### SOURCE DATA
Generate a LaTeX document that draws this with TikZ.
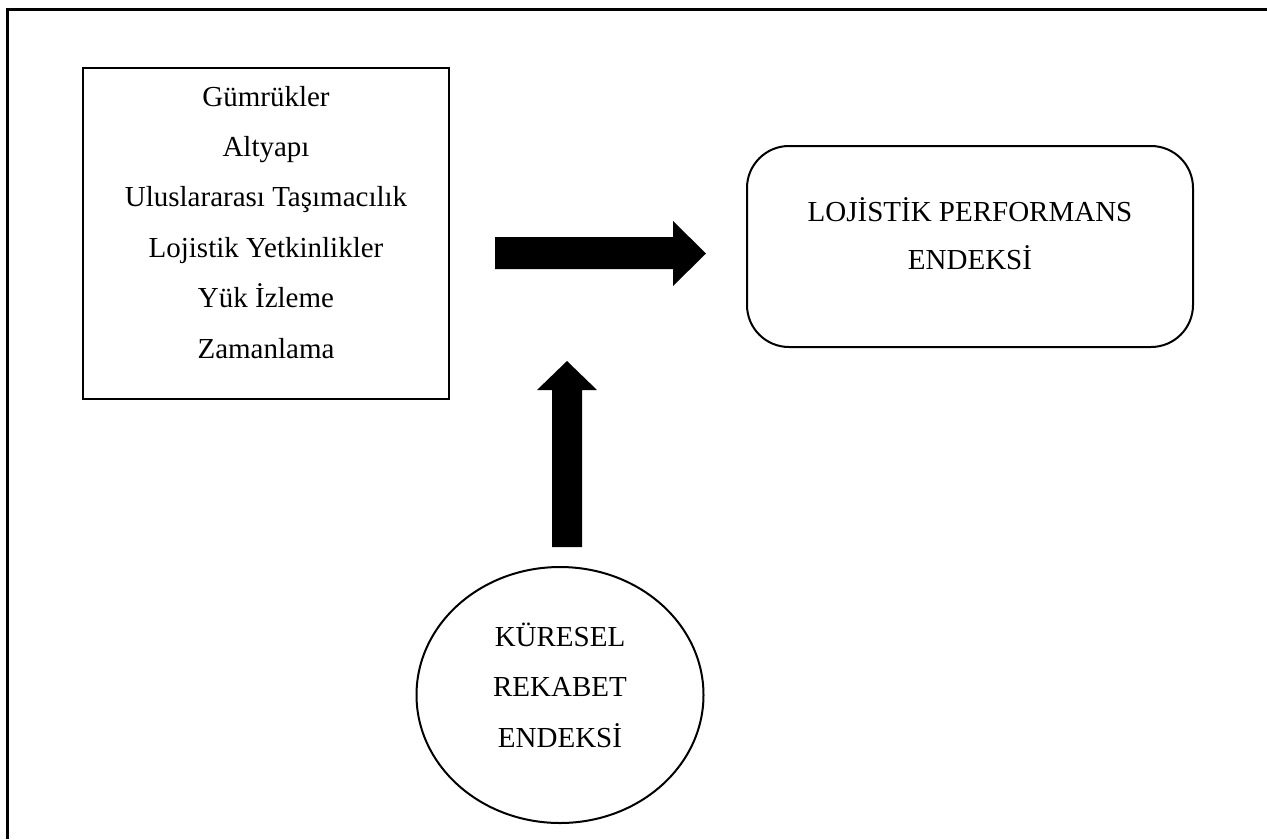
\documentclass[tikz,border=0pt]{standalone}
\usepackage{fontspec}
\setmainfont{Liberation Serif}
\usetikzlibrary{shapes.geometric}
\begin{document}
\begin{tikzpicture}[x=1pt,y=-1pt,
  txt/.style={font=\fontsize{29}{50.4}\selectfont, align=center, inner sep=0pt, anchor=base},
  boxline/.style={draw=black, line width=2pt},
  blockarrow/.style={fill=black, draw=none}]
\useasboundingbox (0,0) rectangle (1267,839);
% outer frame (top and left only)
\draw[line width=3pt] (1267,9) -- (7,9) -- (7,839);
% left box
\draw[boxline] (83,68) rectangle (449,399);
\node[txt] (factors) at (266,358)
  {Gümrükler\\Altyapı\\Uluslararası Taşımacılık\\Lojistik Yetkinlikler\\Yük İzleme\\Zamanlama};
% rounded box
\node[boxline, rounded corners=42pt, minimum width=446pt, minimum height=201pt, inner sep=0pt] (lpi) at (970,246.5) {};
\node[txt, font=\fontsize{29}{48.5}\selectfont] (lpitext) at (970,269.5) {LOJİSTİK PERFORMANS\\ENDEKSİ};
% ellipse
\node[ellipse, boxline, minimum width=287pt, minimum height=256pt, inner sep=0pt] (gci) at (560,695) {};
\node[txt] (gcitext) at (560,747) {KÜRESEL\\REKABET\\ENDEKSİ};
% right block arrow
\fill[blockarrow] (495,237) -- (673,237) -- (673,221) -- (706,253.5) -- (673,286) -- (673,269) -- (495,269) -- cycle;
% up block arrow
\fill[blockarrow] (552,547) -- (552,390) -- (537,390) -- (567,361) -- (597,390) -- (582,390) -- (582,547) -- cycle;
\end{tikzpicture}
\end{document}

### WHAT IS ASKED
Write out the listing above again, exactly, but with no pictures in the copy.

### EXERCISE OUTPUT
Generate a LaTeX document that draws this with TikZ.
\documentclass[tikz,border=0pt]{standalone}
\usepackage{fontspec}
\setmainfont{Liberation Serif}
\usetikzlibrary{shapes.geometric}
\begin{document}
\begin{tikzpicture}[x=1pt,y=-1pt,
  txt/.style={font=\fontsize{29}{50.4}\selectfont, align=center, inner sep=0pt, anchor=base},
  boxline/.style={draw=black, line width=2pt},
  blockarrow/.style={fill=black, draw=none}]
\useasboundingbox (0,0) rectangle (1267,839);
% outer frame (top and left only)
\draw[line width=3pt] (1267,9) -- (7,9) -- (7,839);
% left box
\draw[boxline] (83,68) rectangle (449,399);
\node[txt] (factors) at (266,358)
  {Gümrükler\\Altyapı\\Uluslararası Taşımacılık\\Lojistik Yetkinlikler\\Yük İzleme\\Zamanlama};
% rounded box
\node[boxline, rounded corners=42pt, minimum width=446pt, minimum height=201pt, inner sep=0pt] (lpi) at (970,246.5) {};
\node[txt, font=\fontsize{29}{48.5}\selectfont] (lpitext) at (970,269.5) {LOJİSTİK PERFORMANS\\ENDEKSİ};
% ellipse
\node[ellipse, boxline, minimum width=287pt, minimum height=256pt, inner sep=0pt] (gci) at (560,695) {};
\node[txt] (gcitext) at (560,747) {KÜRESEL\\REKABET\\ENDEKSİ};
% right block arrow
\fill[blockarrow] (495,237) -- (673,237) -- (673,221) -- (706,253.5) -- (673,286) -- (673,269) -- (495,269) -- cycle;
% up block arrow
\fill[blockarrow] (552,547) -- (552,390) -- (537,390) -- (567,361) -- (597,390) -- (582,390) -- (582,547) -- cycle;
\end{tikzpicture}
\end{document}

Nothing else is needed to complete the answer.